Glamorgan Heritage Coast
Land of shipwrecks, pirates, horse riding, some of the largest sand dunes in Europe, thatched cottages and imposing ruins. This is the Glamorgan heritage coast which boasts beautiful sandy beaches, rugged cliffs and famous caves. Beautiful landscapes invite you to explore them and discover the history that created them.
The South East Coastline offers some great beaches in the different counties of Glamorganshire. These range from the popular waves at Rest Bay, the sheltered protection of Coney Beach and the excellent quality of Llantwit Major. There are also fantastic beaches around Macross and Monknash. The villages of Monknash and Marcross lie close to the heritage coast. In the 12th century Monknash was an annex of Neath Abbey, helping to keep the monks supplied with grain and produce. Nearby are the imposing cliffs of Marcross. A lighthouse stands on the headland at Nash Point. The Plough and Harrow country pub in Monknash and The Horseshoe Inn in Macross are definitely worth a visit and both serve excellent food.
Llancarfan - One of the smallest villages in the Vale of Glamorgan, Llancarfan is mostly unspoiled and witnessed the founding of a Celtic monastery in the 6th century by St Cattwg. The present 13th century church was built on the site and has many historic features, including an embattled tower. A hill fort known as Castle Ditches lies close to the village. The area has numerous legends associated with nearby caves and forests. Llancarfan is also famous for its Village ford, and the delightful country pub the Fox and Hounds.
Llantwit Major population is approx 14,000. The areas close proximity to Cardiff the capital city of Wales makes access to the vale easy , with regular bus and train services to the principle towns and rural areas. In a recent survey, Llantwit Major was nominated as one of the best places in the UK to live.
Secluded Cowbridge is often described as the capital of the Vale of Glamorgan, an elegant market town with a wealth of historic buildings.

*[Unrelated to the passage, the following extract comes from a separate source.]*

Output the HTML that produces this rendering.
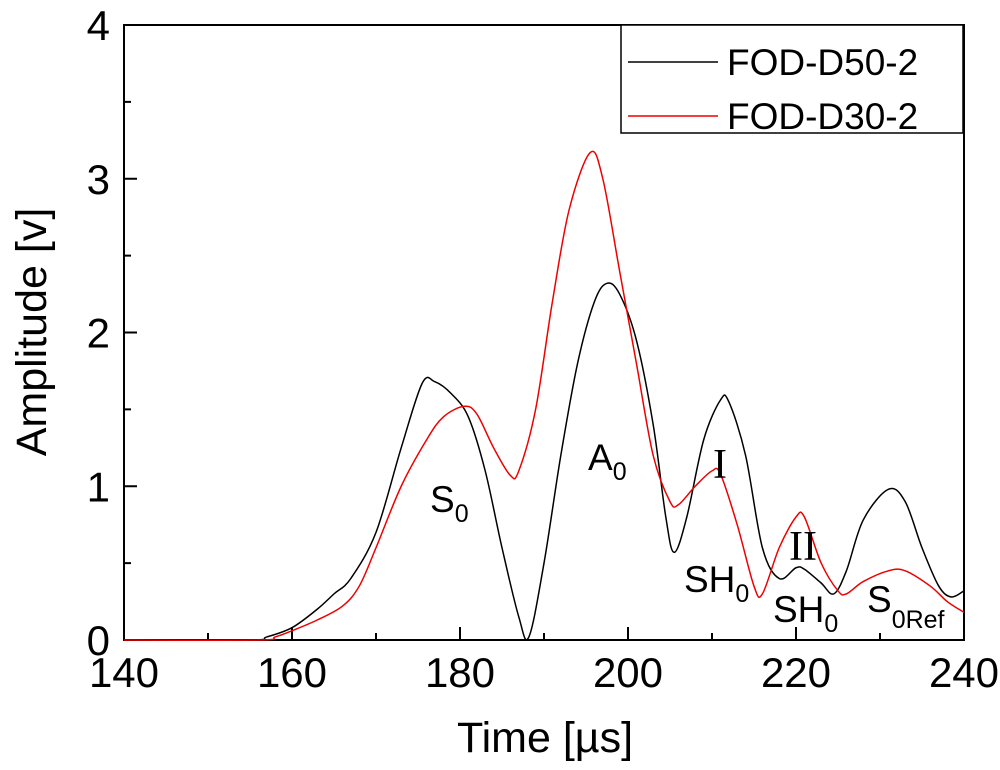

It dates back to Romans times and boasts the remains of a 14th century castle and a museum contained within a cell block at the town hall. The 12th century Church of the Holy Cross has an embattled tower. Nearby is the site of a famous victory by Owain Glyndwr while Llanerch Vineyard at Hensol is the largest vineyard in Wales. At Llanblethian is the restored gatehouse of medieval St Quentin’s Castle while on a hill are the remains of an Iron Age fort. Beaupre Castle is a manor house dating to the 14th century. Dyffryn Gardens lie on the edge of Cowbridge and contain the Edwardian Dyffryn House.
Merthyr Mawr is an idyllic little settlement, as picturesque as they come, with an outstanding collection of Thatched Dwellings straight from the pages of a Thomas Hardy novel, beautifully positioned around an old Village Green. Surrounded by meadows and woodlands, the Ancient Church, which dates back to the middle of the 19th century, was built on an ancient site that still stands guard over the residents. If you are a fan of obscure, long-lost historic sites, then search out Candleston Castle, once a 15th century fortified mansion house on the edge of the Sahara-like dunes of Merthyr Mawr Warren. It is now an ivy covered ruin that was the centre point of the village of Treganlaw, buried beneath the ever shifting sands of Merthyr Mawr Warren. The present warren is all that is left of what was once the Largest Sand Dune Complex In Britain, stretching along the coast to Mumbles. The warren is an important wildlife habitat and site of scientific interest, which shelters a rich variety of plants. Parts of the Hollywood blockbuster ‘Lawrence of Arabia’ were filmed here.